ACC Commissioner John Swofford and many of the league’s other high-profile men’s basketball coaches say that allowing college athletes to profit from endorsement deals is reasonable—even if nobody seems to have a simple solution to a highly complex problem.

Swofford said the California law is “extreme” and that he would prefer to see it resolved on a national level rather than by individual states.

He also expressed some concern, saying “We have to be really careful about unintended consequences that can come with it. I don’t think we can look at it in a pure silo of a couple of sports. I think we have to look at the whole picture and the impact on Olympic sports, women sports.”

Krzyzewski predicted dozens of states will follow suit with similar legislation.

He said college athletics has been too reactionary in dealing with changes as opposed to proactively seeking reforms to the collegiate model.

Syracuse University coach Jim Boeheim said the proposal raises more questions than answers.

“I don’t know how you can make it a fair option,” Boeheim said. “That is what I would like to know. And nobody knows, because if they knew they would say it.”

Boeheim expressed concern over college athletes in big markets having more chance to profit than those attending more rural schools. He said it’s just one of many topics that would need to be addressed.

Said University of North Carolina coach Roy Williams: “We are all talking about something that we don’t know what the crap it is. I mean it’s like putting me in charge of nuclear weapons.”

Players at ACC media day also were torn on the new California law.

Junior forward Aamir Simms said the conversation has been broached on the Clemson University campus—home of the football national champions—and he said it is a “tricky one.”

He believes college players should be paid to play—but with some limitations.

The danger, Simms said, is that some players are being paid millions of dollars “they won’t really care about playing for the school; they will just care about getting the most endorsements.”

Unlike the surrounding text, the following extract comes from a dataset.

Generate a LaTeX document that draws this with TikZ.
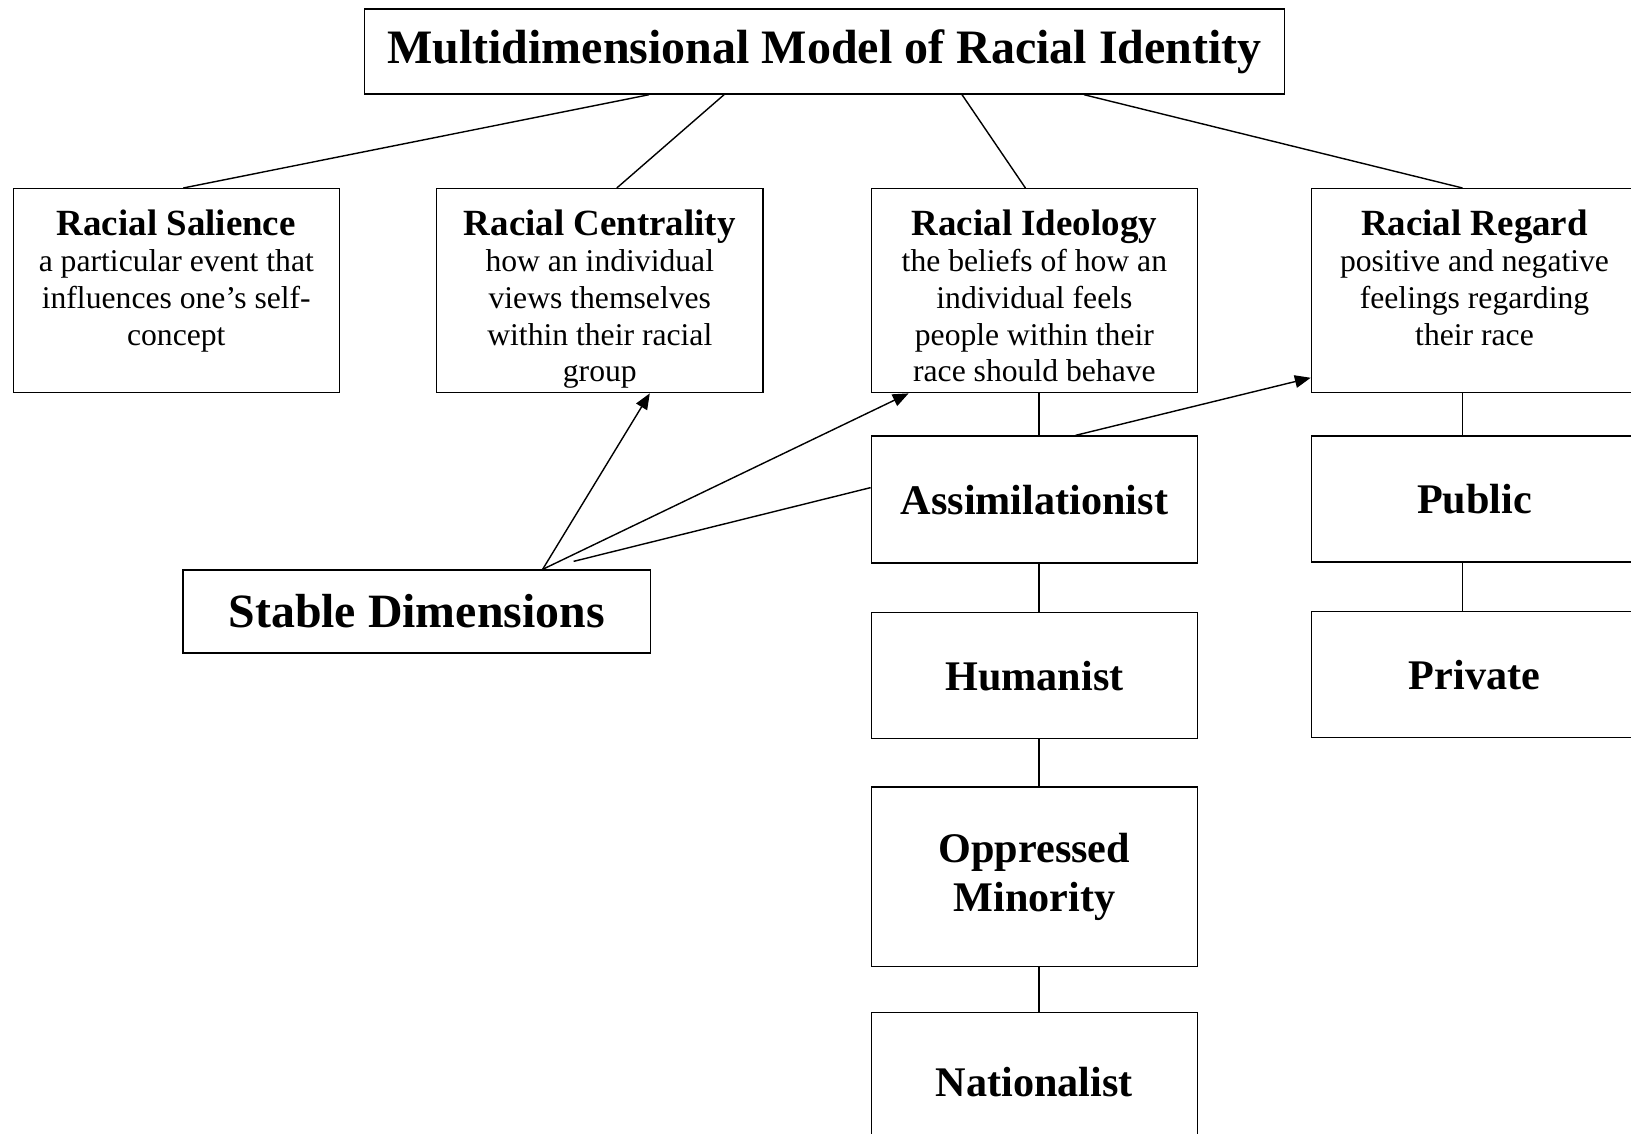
\documentclass[tikz,border=0pt]{standalone}
\usepackage{fontspec}
\setmainfont{Liberation Serif}
\usepackage{tikz}
\usetikzlibrary{positioning,arrows.meta,calc}

\begin{document}
\begin{tikzpicture}[x=0.01cm, y=-0.01cm,
  titlebox/.style={rectangle, draw, minimum width=9.19cm, minimum height=0.85cm,
                   font=\fontsize{13.65}{16}\selectfont\bfseries},
  concept/.style={rectangle, draw, anchor=north west, inner xsep=0pt, inner ysep=6pt,
                  font=\fontsize{9}{10.4}\selectfont},
  level/.style={rectangle, draw, minimum width=3.26cm, align=center,
                font=\fontsize{12}{13.9}\selectfont\bfseries},
  arrow/.style={-{Triangle[length=4.5pt,width=3.6pt]}},
]
\clip (0,0) rectangle (1631,1134);

% Title
\node[titlebox] (model) at (824.5,51.5) {Multidimensional Model of Racial Identity};

% Four dimensions
\node[concept] (sal) at (12.5,188) {\parbox[t][46pt][t]{3.26cm}{\centering
  {\bfseries\fontsize{10.5}{10.4}\selectfont Racial Salience}\\
  a particular event that\\ influences one's self-\\ concept}};
\node[concept] (cent) at (436,188) {\parbox[t][46pt][t]{3.26cm}{\centering
  {\bfseries\fontsize{10.5}{10.4}\selectfont Racial Centrality}\\
  how an individual\\ views themselves\\ within their racial\\ group}};
\node[concept] (ideo) at (870.6,188) {\parbox[t][46pt][t]{3.26cm}{\centering
  {\bfseries\fontsize{10.5}{10.4}\selectfont Racial Ideology}\\
  the beliefs of how an\\ individual feels\\ people within their\\ race should behave}};
\node[concept] (reg) at (1310.7,188) {\parbox[t][46pt][t]{3.26cm}{\centering
  {\bfseries\fontsize{10.5}{10.4}\selectfont Racial Regard}\\
  positive and negative\\ feelings regarding\\ their race}};

% Ideology stack
\node[level, minimum height=1.27cm, below=0.42cm of ideo] (assim) {Assimilationist};
\node[level, minimum height=1.26cm, below=0.48cm of assim] (hum) {Humanist};
\node[level, minimum height=1.79cm, below=0.47cm of hum] (opp) {Oppressed\\Minority};
\node[level, minimum height=1.38cm, below=0.45cm of opp] (nat) {Nationalist};

% Regard stack
\node[level, minimum height=1.26cm, below=0.42cm of reg] (pub) {Public};
\node[level, minimum height=1.26cm, below=0.48cm of pub] (priv) {Private};

% Stable dimensions
\node[rectangle, draw, minimum width=4.67cm, minimum height=0.83cm,
      font=\fontsize{13.6}{16}\selectfont\bfseries] (stable) at (416.6,611.6) {Stable Dimensions};

% Title to dimensions
\draw ($(model.south west)+(285,0)$) -- ($(sal.north)+(7,0)$);
\draw ($(model.south west)+(360,0)$) -- ($(cent.north)+(17,0)$);
\draw ($(model.south west)+(598,0)$) -- ($(ideo.north)+(-9,0)$);
\draw ($(model.south west)+(720,0)$) -- ($(reg.north)+(-12,0)$);

% Stable dimensions arrows
\draw[arrow] ($(stable.north)+(126,0)$) -- ($(cent.south)+(50,0)$);
\draw[arrow] ($(stable.north)+(126,0)$) -- ($(ideo.south west)+(38,0)$);
\draw ($(stable.north)+(157,-8)$) -- ($(assim.west)+(0,-12)$);
\draw[arrow] ($(assim.north)+(41,0)$) -- ($(reg.south west)+(0,-15.6)$);

% Vertical links
\foreach \a/\b in {ideo/assim, assim/hum, hum/opp, opp/nat}
  \draw ($(\a.south)+(4.6,0)$) -- ($(\b.north)+(4.6,0)$);
\foreach \a/\b in {reg/pub, pub/priv}
  \draw ($(\a.south)+(-12,0)$) -- ($(\b.north)+(-12,0)$);

\end{tikzpicture}
\end{document}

Not every player Tuesday said change is needed.

University of Louisville’s redshirt senior Steven Enoch said he has no complaints with his four years of college and how the system currently is structured. He is content with the ruling in 2014 that allowed college programs to grant athletes unlimited meals and snacks.

“That is the one change I am most thankful for,” Enoch said.

Williams might not know the answers, but he does feel something needs to change.

“There’s a lot of money being made,” Williams said. “When Peyton Manning was at [the University of] Tennessee they sold 50,000 of his jerseys for something like $70 a pop and he didn’t get one nickel. And that’s not right. I don’t care what way you look at it, that’s not right.”